On May 17, 2006, in a firefight with Afghan Taliban insurgents, Canadian forces lost an artillery officer hit by shrapnel. She was Captain Nichola Goddard, the first Canadian woman to be killed in action since her country’s 1989 decision to admit women soldiers into combat.
For a nation already divided about participating in the US-led Afghanistan war, Goddard’s death was a particular shock, and two more Canadian women have since died in combat. However, Canada remains in the small group of countries — including Israel, France, Norway, Australia, New Zealand and now the US — that have opened their fighting ranks to female soldiers.
Canada’s change did not come easily.
“There was definitely heated discussion among my peers whether we should be there” in combat, said Lieutenant Colonel Jennie Carignan, who enlisted in 1986.
However, the country’s Charter of Rights and Freedoms made it inevitable and the armed forces began a series of trials. The initial result was not encouraging for champions of full equality. The trials indicated that almost half the male rank and file viewed their female counterparts as “women first, tradespersons second and soldiers never.”
It was feared that unit cohesion, esprit de corps and morale would suffer.
Final word came in a 1989 ruling by Canada’s Human Rights Commission ordering women to be admitted to all combat roles except aboard submarines. The submarine ban fell three years later.
Chief Warrant Officer A.P. Stapleford, who had enlisted in the Canadian infantry in 1975, said some initially questioned whether women were up to the task physically and whether the men would feel obliged to protect them.
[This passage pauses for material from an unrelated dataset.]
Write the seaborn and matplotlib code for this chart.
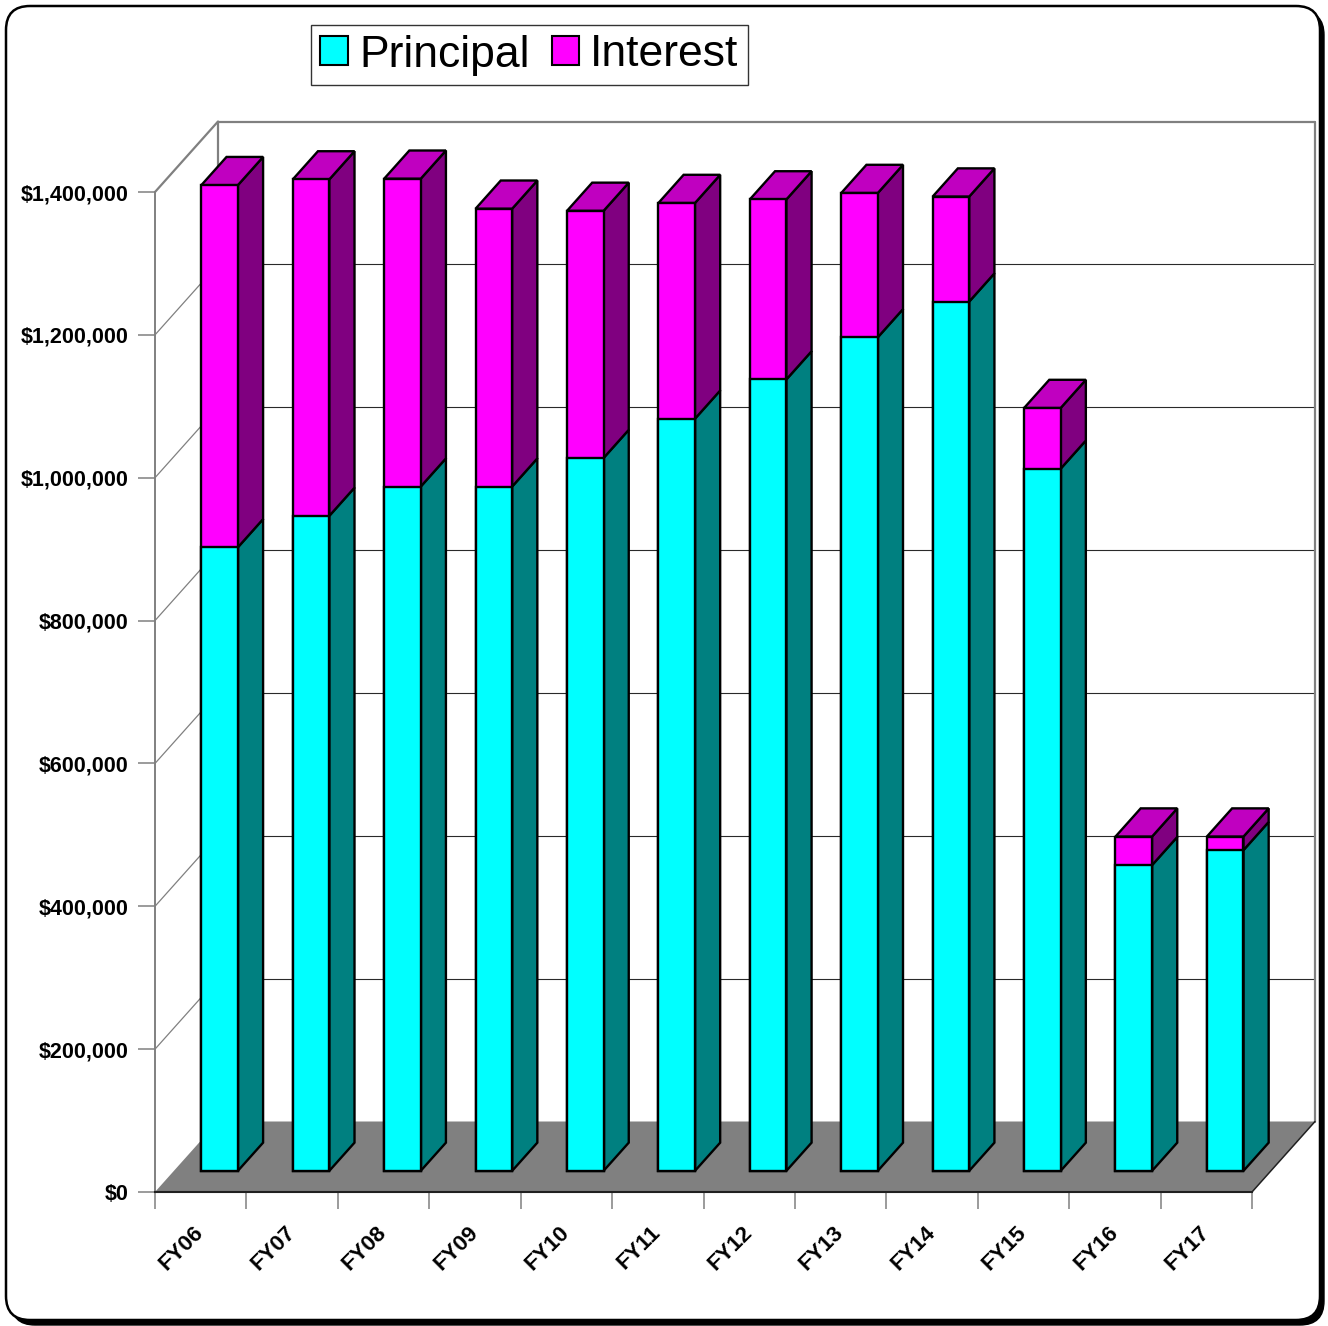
import numpy as np
import pandas as pd
import matplotlib
matplotlib.use("Agg")
import matplotlib.pyplot as plt
import matplotlib.transforms as mtransforms
from matplotlib.patches import Polygon, Patch, FancyBboxPatch
from matplotlib.lines import Line2D
import seaborn as sns

# ---- data -------------------------------------------------------------
fiscal_years = ["FY06", "FY07", "FY08", "FY09", "FY10", "FY11",
                "FY12", "FY13", "FY14", "FY15", "FY16", "FY17"]
principal = [873000, 917000, 958000, 958000, 998000, 1053000,
             1108000, 1167000, 1217000, 983000, 428000, 449000]
interest = [507000, 471000, 431000, 389000, 346000, 302000,
            252000, 202000, 147000, 85000, 40000, 19000]
y_ticks = [0, 200000, 400000, 600000, 800000, 1000000, 1200000, 1400000]

df = pd.DataFrame({"fy": fiscal_years, "principal": principal, "interest": interest})
df["total"] = df["principal"] + df["interest"]

# ---- style ------------------------------------------------------------
sns.set_style("white")
plt.rcParams["font.family"] = ["Liberation Sans", "DejaVu Sans"]
plt.rcParams["text.color"] = "black"
plt.rcParams["xtick.labelcolor"] = "black"
plt.rcParams["ytick.labelcolor"] = "black"

CYAN, CYAN_SIDE = "#00FFFF", "#008080"
MAG, MAG_SIDE, MAG_TOP = "#FF00FF", "#800080", "#C000C0"
WALL = "#808080"
FLOOR = "#808080"

W, H = 1328, 1326
fig = plt.figure(figsize=(W / 100, H / 100), dpi=100)

# rounded outer frame with a small drop shadow (pixel coordinates)
ident = mtransforms.IdentityTransform()
shadow = FancyBboxPatch((11, 1), 1313, 1314, boxstyle="round,pad=0,rounding_size=24",
                        facecolor="black", edgecolor="black", transform=ident, zorder=-3)
frame = FancyBboxPatch((6, 6), 1314, 1314, boxstyle="round,pad=0,rounding_size=24",
                       facecolor="white", edgecolor="black", linewidth=1.8,
                       transform=ident, zorder=-2)
fig.add_artist(shadow)
fig.add_artist(frame)

# front plane of the plot box (pixel edges measured from the top-left)
L, R, B, T = 155, 1252, 1192, 192
ax = fig.add_axes([L / W, 1 - B / H, (R - L) / W, (B - T) / H])
ax.patch.set_alpha(0)

NCAT = len(fiscal_years)
YMAX = 1400000
px_x = NCAT / (R - L)          # data units per pixel, horizontally
px_y = YMAX / (B - T)          # data units per pixel, vertically
DEPTH_X, DEPTH_Y = 63, 70.5    # full depth of the box in pixels
D_FRONT, D_BACK = 0.30, 0.70   # depth range occupied by the bars
HALF = 0.2                     # half bar width (category units)


def proj(x, y, d):
    return (x + d * DEPTH_X * px_x, y + d * DEPTH_Y * px_y)


# ---- bars (front faces) -------------------------------------------------
sns.barplot(data=df, x="fy", y="total", color=MAG, saturation=1, width=2 * HALF,
            edgecolor="black", linewidth=1.7, errorbar=None, ax=ax, zorder=5)
sns.barplot(data=df, x="fy", y="principal", color=CYAN, saturation=1, width=2 * HALF,
            edgecolor="black", linewidth=1.7, errorbar=None, ax=ax, zorder=5)

ox, oy = proj(0, 0, D_FRONT)
shift = mtransforms.Affine2D().translate(ox, oy) + ax.transData
for cont in ax.containers:
    for p in cont:
        p.set_transform(shift)
        p.set_clip_on(False)
        p.set_joinstyle("miter")

ax.set_xlim(-0.5, NCAT - 0.5)
ax.set_ylim(0, YMAX)
ax.set_xlabel("")
ax.set_ylabel("")


def face(pts, fc, z, lw=1.7, ec="black"):
    ax.add_patch(Polygon(pts, closed=True, facecolor=fc, edgecolor=ec,
                         linewidth=lw, joinstyle="miter", clip_on=False, zorder=z))


# ---- walls and floor ------------------------------------------------------
x0, x1 = -0.5, NCAT - 0.5
face([proj(x0, 0, 1), proj(x1, 0, 1), proj(x1, YMAX, 1), proj(x0, YMAX, 1)],
     "white", 0.5, lw=0)
face([proj(x0, 0, 0), proj(x1, 0, 0), proj(x1, 0, 1), proj(x0, 0, 1)], FLOOR, 1.5, lw=0)

for v in y_ticks[1:-1]:
    ax.add_line(Line2D(*zip(proj(x0, v, 0), proj(x0, v, 1)), color=WALL, lw=0.9,
                       clip_on=False, zorder=1))
    ax.add_line(Line2D(*zip(proj(x0, v, 1), proj(x1, v, 1)), color="#2a2a2a", lw=0.8,
                       clip_on=False, zorder=1))

# wall outlines
for a, b in [((x0, YMAX, 0), (x0, YMAX, 1)), ((x0, YMAX, 1), (x1, YMAX, 1)),
             ((x0, 0, 1), (x0, YMAX, 1)), ((x1, 0, 1), (x1, YMAX, 1))]:
    ax.add_line(Line2D(*zip(proj(*a), proj(*b)), color=WALL, lw=1.6,
                       clip_on=False, zorder=1.2))
ax.add_line(Line2D(*zip(proj(x1, 0, 0), proj(x1, 0, 1)), color="#202020", lw=1.1,
                   clip_on=False, zorder=1.6))

# ---- bar sides and tops ---------------------------------------------------
for i, (pv, tv) in enumerate(zip(df["principal"], df["total"])):
    xr = i + HALF
    xl = i - HALF
    face([proj(xr, 0, D_FRONT), proj(xr, pv, D_FRONT), proj(xr, pv, D_BACK),
          proj(xr, 0, D_BACK)], CYAN_SIDE, 4)
    face([proj(xr, pv, D_FRONT), proj(xr, tv, D_FRONT), proj(xr, tv, D_BACK),
          proj(xr, pv, D_BACK)], MAG_SIDE, 4)
    face([proj(xl, tv, D_FRONT), proj(xr, tv, D_FRONT), proj(xr, tv, D_BACK),
          proj(xl, tv, D_BACK)], MAG_TOP, 4)

# ---- axes, ticks, labels --------------------------------------------------
for s in ["top", "right"]:
    ax.spines[s].set_visible(False)
ax.spines["left"].set_color(WALL)
ax.spines["left"].set_linewidth(1.4)
ax.spines["bottom"].set_color("#202020")
ax.spines["bottom"].set_linewidth(1.5)
ax.spines["left"].set_zorder(1.3)
ax.spines["bottom"].set_zorder(1.7)

ax.set_yticks(y_ticks)
ax.set_yticklabels([f"${v:,.0f}" for v in y_ticks], fontsize=15.5, fontweight="bold",
                   color="black")
ax.tick_params(axis="y", which="major", left=True, length=12, width=1.1,
               color=WALL, pad=7)

ax.set_xticks(range(NCAT))
ax.set_xticklabels(fiscal_years, fontsize=16, fontweight="bold", color="black")
ax.set_xticks(np.arange(-0.5, NCAT, 1.0), minor=True)
ax.tick_params(axis="x", which="major", bottom=True, length=0, pad=27)
ax.tick_params(axis="x", which="minor", bottom=True, length=12, width=1.1, color=WALL)
for lab in ax.get_xticklabels():
    lab.set_rotation(45)
    lab.set_rotation_mode("anchor")
    lab.set_ha("right")
    lab.set_va("center")

# ---- legend ---------------------------------------------------------------
handles = [Patch(facecolor=CYAN, edgecolor="black", linewidth=1.5, label="Principal"),
           Patch(facecolor=MAG, edgecolor="black", linewidth=1.5, label="Interest")]
leg = fig.legend(handles=handles, loc="center", bbox_to_anchor=(529.5 / W, 1 - 55 / H),
                 ncol=2, fontsize=32, frameon=True, fancybox=False, edgecolor="black",
                 handlelength=0.62, handleheight=0.62, handletextpad=0.25,
                 columnspacing=0.5, borderpad=0.22, borderaxespad=0)
leg.get_frame().set_linewidth(1.0)
for t in leg.get_texts():
    t.set_color("black")

fig.savefig("out.png", dpi=100, facecolor="white")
“It was a shock at first and we overreacted at first, but we learned to adapt and work with them. They were going to be there anyway so we just got over it and it wasn’t an issue to integrate them into units,” he said.
Nowadays, he said, male soldiers take the presence of female combatants in their stride.
The Canadian military says 2.4 percent of personnel in combat units are now women — 145 officers and 209 enlisted soldiers. Overall, 9,348 women serve in the Canadian armed forces, 14 percent of all personnel.
Officers today speak of having adapted swiftly to women in combat, and officers and enlisted soldiers, male and female, whom reporters sought out for interviews, insist they have no problem with the change.
However, some in the civilian sector disagree with the principle.
While supportive of women serving in the military, columnist Margaret Wente of the Globe and Mail, a Toronto daily, wrote following the US decision of Jan. 24: “The sheer physical demands of war (to say nothing of group cohesion, and all the rest) mean that fighting capability and performance are simply not compatible with gender equality.”
Gwen Landolt of REAL Women Canada, a socially conservative advocacy group, said: “It was a politically-correct decision. The problem is women are just not equal physically, they can’t perform in combat to the same degree as men can.”
Landolt supports women serving as noncombatants and was the first female lawyer to serve in the legal department of the Canadian Forces. She said REAL Women waged a lonely battle to head off the 1989 decision.
“If the tribunal hadn’t come down in 1989 and smacked them so hard, maybe the military would be more objective,” she said. “Feminism was at its height in Canada in 1989 and [feminist organizations] would hit back fast and furiously when we raised objections.”